## Problem to work on
Print, word for word, the opening line of the data below and every line after it through the line that contains "for (let e = -2;", but not the pictures.

## Material provided
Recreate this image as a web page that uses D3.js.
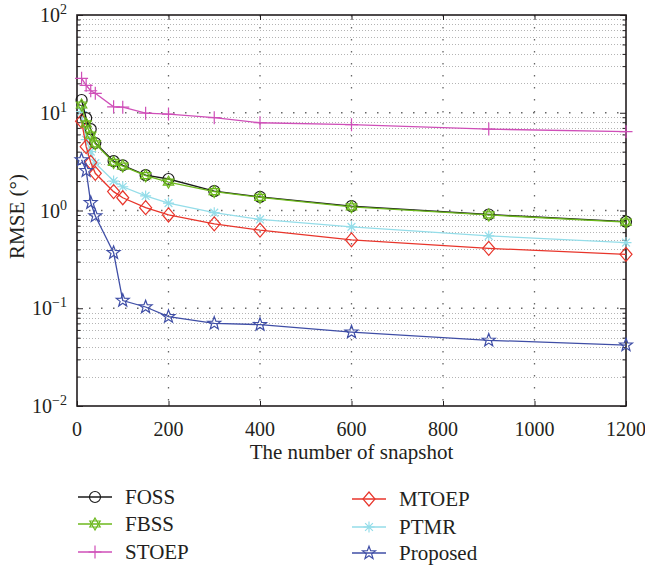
<!DOCTYPE html>
<html>
<head>
<meta charset="utf-8">
<script src="https://cdn.jsdelivr.net/npm/d3@7"></script>
<style>
  html, body { margin: 0; padding: 0; background: #fff; }
</style>
</head>
<body>
<svg id="chart" width="645" height="569" font-family="'Liberation Serif', 'DejaVu Serif', serif"></svg>
<script>
// ---- data ----
const snapshots = [10, 20, 30, 40, 80, 100, 150, 200, 300, 400, 600, 900, 1200];
const seriesNames = ["FOSS", "FBSS", "STOEP", "MTOEP", "PTMR", "Proposed"];
const foss     = [13.5, 8.8, 6.8, 4.9, 3.2, 2.9, 2.3, 2.1, 1.58, 1.38, 1.11, 0.91, 0.77];
const fbss     = [12.0, 7.7, 5.9, 4.8, 3.1, 2.85, 2.27, 1.95, 1.56, 1.36, 1.09, 0.90, 0.76];
const stoep    = [22.5, 19.1, 16.8, 15.8, 11.5, 11.4, 9.9, 9.7, 8.9, 7.9, 7.55, 6.8, 6.4];
const mtoep    = [8.2, 4.5, 3.1, 2.4, 1.56, 1.35, 1.07, 0.90, 0.73, 0.63, 0.50, 0.41, 0.356];
const ptmr     = [10.3, 5.3, 4.0, 3.05, 2.0, 1.75, 1.41, 1.19, 0.95, 0.81, 0.68, 0.55, 0.47];
const proposed = [3.3, 2.55, 1.2, 0.88, 0.37, 0.12, 0.103, 0.082, 0.070, 0.068, 0.057, 0.047, 0.042];
const xTicks = [0, 200, 400, 600, 800, 1000, 1200];
const yExponents = [-2, -1, 0, 1, 2];
const xTitle = "The number of snapshot";
const yTitle = "RMSE (°)";

// ---- styling ----
const FONT = "'Liberation Serif', 'DejaVu Serif', serif";
const TXT = "#231f20";
const colors = {
  FOSS: "#1a1a1a", FBSS: "#6cb81c", STOEP: "#cf4fb8",
  MTOEP: "#e8352b", PTMR: "#94dde9", Proposed: "#3f4ea6"
};
const seriesData = { FOSS: foss, FBSS: fbss, STOEP: stoep, MTOEP: mtoep, PTMR: ptmr, Proposed: proposed };

const svg = d3.select("#chart");
const L = 77, R = 626, T = 15, B = 406;

const x = d3.scaleLinear().domain([0, 1200]).range([L, R]);
const y = d3.scaleLog().domain([0.01, 100]).range([B, T]);

const majors = yExponents.map(e => Math.pow(10, e));
const minors = [];
for (let e = -2; e < 2; e++) for (let k = 2; k <= 9; k++) minors.push(k * Math.pow(10, e));

// grid
const grid = svg.append("g");
grid.selectAll("line.minor").data(minors).join("line")
  .attr("x1", L).attr("x2", R).attr("y1", d => Math.round(y(d)) + 0.5).attr("y2", d => Math.round(y(d)) + 0.5)
  .attr("stroke", "#b4b4b4").attr("stroke-width", 1).attr("stroke-dasharray", "1,2");
grid.selectAll("line.major").data(majors.slice(1, -1)).join("line")
  .attr("x1", L).attr("x2", R).attr("y1", d => y(d)).attr("y2", d => y(d))
  .attr("stroke", "#666").attr("stroke-width", 1.3).attr("stroke-dasharray", "1.5,10.5");
grid.selectAll("line.vx").data(xTicks.slice(1, -1)).join("line")
  .attr("x1", d => x(d)).attr("x2", d => x(d)).attr("y1", T).attr("y2", B)
  .attr("stroke", "#666").attr("stroke-width", 1.3).attr("stroke-dasharray", "1.5,10.5");

// axes
function styleAxis(g) {
  g.select(".domain").remove();
  g.selectAll(".tick line").attr("stroke", TXT).attr("stroke-width", 1);
  g.selectAll(".tick text").remove();
}
svg.append("g").attr("transform", `translate(${L},0)`)
  .call(d3.axisLeft(y).tickValues(majors).tickSize(-6)).call(styleAxis);
svg.append("g").attr("transform", `translate(${L},0)`)
  .call(d3.axisLeft(y).tickValues(minors).tickSize(-3.5)).call(styleAxis);
svg.append("g").attr("transform", `translate(${R},0)`)
  .call(d3.axisRight(y).tickValues(majors).tickSize(-6)).call(styleAxis);
svg.append("g").attr("transform", `translate(${R},0)`)
  .call(d3.axisRight(y).tickValues(minors).tickSize(-3.5)).call(styleAxis);
svg.append("g").attr("transform", `translate(0,${B})`)
  .call(d3.axisBottom(x).tickValues(xTicks).tickSize(-5)).call(styleAxis);
svg.append("g").attr("transform", `translate(0,${T})`)
  .call(d3.axisTop(x).tickValues(xTicks).tickSize(-5)).call(styleAxis);

svg.append("rect").attr("x", L).attr("y", T).attr("width", R - L).attr("height", B - T)
  .attr("fill", "none").attr("stroke", TXT).attr("stroke-width", 1.6);

// tick labels
svg.selectAll("text.xl").data(xTicks).join("text")
  .attr("font-family", FONT).attr("fill", TXT)
  .attr("x", d => x(d)).attr("y", 436).attr("text-anchor", "middle")
  .attr("font-size", 20).text(d => d);

const yl = svg.selectAll("text.yl").data(yExponents).join("text")
  .attr("font-family", FONT).attr("fill", TXT)
  .attr("x", 67).attr("y", d => y(Math.pow(10, d)) + 7).attr("text-anchor", "end")
  .attr("font-size", 20);
yl.append("tspan").text("10");
yl.append("tspan").attr("dy", -8).attr("font-size", 14)
  .text(d => (d < 0 ? "\u2212" + Math.abs(d) : String(d)));

// titles
svg.append("text").attr("font-family", FONT).attr("fill", TXT)
  .attr("x", (L + R) / 2).attr("y", 459).attr("text-anchor", "middle")
  .attr("font-size", 21).text(xTitle);
svg.append("text").attr("font-family", FONT).attr("fill", TXT)
  .attr("transform", `translate(24,${(T + B) / 2 + 6}) rotate(-90)`)
  .attr("text-anchor", "middle").attr("font-size", 21).text(yTitle);

// markers
function starPath(ro, ri, n) {
  let p = "";
  for (let i = 0; i < 2 * n; i++) {
    const r = i % 2 === 0 ? ro : ri;
    const a = -Math.PI / 2 + i * Math.PI / n;
    p += (i === 0 ? "M" : "L") + (r * Math.cos(a)).toFixed(2) + "," + (r * Math.sin(a)).toFixed(2);
  }
  return p + "Z";
}
function triPath(r, up) {
  let p = "";
  for (let i = 0; i < 3; i++) {
    const a = (up ? -Math.PI / 2 : Math.PI / 2) + i * 2 * Math.PI / 3;
    p += (i === 0 ? "M" : "L") + (r * Math.cos(a)).toFixed(2) + "," + (r * Math.sin(a)).toFixed(2);
  }
  return p + "Z";
}
const markerPaths = {
  FOSS: "M-5.5,0A5.5,5.5 0 1,0 5.5,0A5.5,5.5 0 1,0 -5.5,0Z",
  FBSS: triPath(6, true) + triPath(6, false),
  STOEP: "M-6.5,0L6.5,0M0,-6.5L0,6.5",
  MTOEP: "M0,-7L6,0L0,7L-6,0Z",
  PTMR: "M-5.5,0L5.5,0M0,-5.5L0,5.5M-3.9,-3.9L3.9,3.9M-3.9,3.9L3.9,-3.9",
  Proposed: starPath(6.8, 2.8, 5)
};

const line = d3.line().x(d => x(d[0])).y(d => y(d[1]));
const drawOrder = ["STOEP", "PTMR", "MTOEP", "FOSS", "FBSS", "Proposed"];
drawOrder.forEach(name => {
  const pts = snapshots.map((s, i) => [s, seriesData[name][i]]);
  const g = svg.append("g");
  g.append("path").datum(pts).attr("d", line).attr("fill", "none")
    .attr("stroke", colors[name]).attr("stroke-width", 1.3);
  g.selectAll("path.m").data(pts).join("path")
    .attr("transform", d => `translate(${x(d[0])},${y(d[1])})`)
    .attr("d", markerPaths[name]).attr("fill", "none")
    .attr("stroke", colors[name]).attr("stroke-width", 1.2);
});

// legend
const legendPos = [
  { name: "FOSS", x: 78, y: 497 }, { name: "FBSS", x: 78, y: 524 }, { name: "STOEP", x: 78, y: 552 },
  { name: "MTOEP", x: 352, y: 499 }, { name: "PTMR", x: 352, y: 527 }, { name: "Proposed", x: 352, y: 553 }
];
const lg = svg.selectAll("g.leg").data(legendPos).join("g")
  .attr("transform", d => `translate(${d.x},${d.y})`);
lg.append("line").attr("x1", 0).attr("x2", 34).attr("y1", 0).attr("y2", 0)
  .attr("stroke", d => colors[d.name]).attr("stroke-width", 1.3);
lg.append("path").attr("transform", "translate(17,0)").attr("d", d => markerPaths[d.name])
  .attr("fill", "none").attr("stroke", d => colors[d.name]).attr("stroke-width", 1.2);
lg.append("text").attr("font-family", FONT).attr("fill", TXT)
  .attr("x", 47).attr("y", 7).attr("font-size", 21).text(d => d.name);
</script>
</body>
</html>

## Correct output
Recreate this image as a web page that uses D3.js.
<!DOCTYPE html>
<html>
<head>
<meta charset="utf-8">
<script src="https://cdn.jsdelivr.net/npm/d3@7"></script>
<style>
  html, body { margin: 0; padding: 0; background: #fff; }
</style>
</head>
<body>
<svg id="chart" width="645" height="569" font-family="'Liberation Serif', 'DejaVu Serif', serif"></svg>
<script>
// ---- data ----
const snapshots = [10, 20, 30, 40, 80, 100, 150, 200, 300, 400, 600, 900, 1200];
const seriesNames = ["FOSS", "FBSS", "STOEP", "MTOEP", "PTMR", "Proposed"];
const foss     = [13.5, 8.8, 6.8, 4.9, 3.2, 2.9, 2.3, 2.1, 1.58, 1.38, 1.11, 0.91, 0.77];
const fbss     = [12.0, 7.7, 5.9, 4.8, 3.1, 2.85, 2.27, 1.95, 1.56, 1.36, 1.09, 0.90, 0.76];
const stoep    = [22.5, 19.1, 16.8, 15.8, 11.5, 11.4, 9.9, 9.7, 8.9, 7.9, 7.55, 6.8, 6.4];
const mtoep    = [8.2, 4.5, 3.1, 2.4, 1.56, 1.35, 1.07, 0.90, 0.73, 0.63, 0.50, 0.41, 0.356];
const ptmr     = [10.3, 5.3, 4.0, 3.05, 2.0, 1.75, 1.41, 1.19, 0.95, 0.81, 0.68, 0.55, 0.47];
const proposed = [3.3, 2.55, 1.2, 0.88, 0.37, 0.12, 0.103, 0.082, 0.070, 0.068, 0.057, 0.047, 0.042];
const xTicks = [0, 200, 400, 600, 800, 1000, 1200];
const yExponents = [-2, -1, 0, 1, 2];
const xTitle = "The number of snapshot";
const yTitle = "RMSE (°)";

// ---- styling ----
const FONT = "'Liberation Serif', 'DejaVu Serif', serif";
const TXT = "#231f20";
const colors = {
  FOSS: "#1a1a1a", FBSS: "#6cb81c", STOEP: "#cf4fb8",
  MTOEP: "#e8352b", PTMR: "#94dde9", Proposed: "#3f4ea6"
};
const seriesData = { FOSS: foss, FBSS: fbss, STOEP: stoep, MTOEP: mtoep, PTMR: ptmr, Proposed: proposed };

const svg = d3.select("#chart");
const L = 77, R = 626, T = 15, B = 406;

const x = d3.scaleLinear().domain([0, 1200]).range([L, R]);
const y = d3.scaleLog().domain([0.01, 100]).range([B, T]);

const majors = yExponents.map(e => Math.pow(10, e));
const minors = [];
for (let e = -2; e < 2; e++) for (let k = 2; k <= 9; k++) minors.push(k * Math.pow(10, e));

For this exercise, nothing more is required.